In summary, the S isotopic data indicates microbial colonization within the late-stages of a slowly cooling IGH system within the Lappajärvi structure (Fig. 7). Immediately following the impact event, this complex crater was filled with an estimated <325 m-thick melt layer (impact melt rock), based on a post-impact erosion estimate of <190 m⁵² and drill core observations (Fig. 1). The melt layer experienced initial post-shock temperatures of 1800–2100 °C⁵³ and overlies impact melt-bearing breccia and lithic (melt-free) impact breccia on top of the fractured target bedrock. The most accurate estimate of the age of the impact event, 77.85 ± 0.78 Ma (Fig. 7), records the closure temperature ( > 900 °C) of the U-Pb system in shock-recrystallized zircon immediately after initial quenching of the superheated impact melt¹². The offset from ⁴⁰Ar/³⁹Ar dating by¹³ of impact melt rock of 76.20 ± 0.29 Ma and a K-feldspar melt particle of 75.1 ± 0.36 Ma, reflects the higher isotopic closure temperature for U-Pb compared to the younger ⁴⁰Ar/³⁹Ar ages, which record progressive cooling of different domains of the impact structure¹². Thermal modeling of the post-impact cooling scenario suggests that temperatures below 250 °C were sustained for up to ~1.6 Myr after the impact event¹³, although Kenny et al.¹² estimated slightly faster cooling rates resulting in temperatures >200 °C, locally lasting for more than 1 Myr. The formation temperature (47.0 ± 7.1 °C) of fracture-fill calcite with an age of 73.6 ± 2.2 Ma, precipitated >1.27 Myr after the impact event (4.25 Myr if not considering any uncertainties), fits the thermal model (Fig. 7) of the decaying Lappajärvi IGH system.

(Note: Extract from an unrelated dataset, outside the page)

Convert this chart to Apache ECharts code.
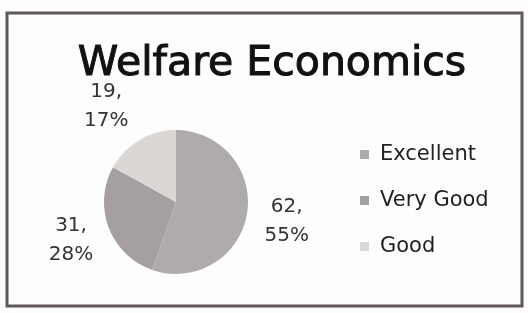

Fig. 7: Radioisotopic ages for Lappajärvi rock materials used as a thermal model of a waning IGH system.

A comparison of (i) the U-Pb concordia age of shocked zircon (77.85 ± 0.78 Ma; n = 8 measurements)¹² with (ii) the previous ‘best estimate’ impact age (76.20 ± 0.29 Ma; n = 7 samples), calculated from the ⁴⁰Ar/³⁹Ar age of impact melt rock and a syn-melt rock K-feldspar melt particle separate¹³, (iii) ⁴⁰Ar/³⁹Ar age of the youngest K-feldspar melt particle separate (75.11 ± 0.36 Ma; n = 1 sample)¹³, and (iv) formation temperature (n = 6 replicates) and U-Pb concordia age of calcite (73.6 ± 2.2 Ma; n = 17 measurements) from the present study. Grain-size dependent argon diffusion parameters determined for various domain sizes of K-feldspars define the apparent closure temperatures of ~230–410 °C¹³ given in the diagram, and the ages are set to represent this span. Hence, the arrows on the symbols which indicate that they represent maximum and minimum temperatures. More thorough discussions of the ⁴⁰Ar/³⁹Ar ages and related diffusion modeling are in ref. ¹³. All uncertainties, including those related to the decay constants, are included. For (iv), the error of temperature (°C) for calcite is within the symbol. The gray area represents a polynomial fit trendline.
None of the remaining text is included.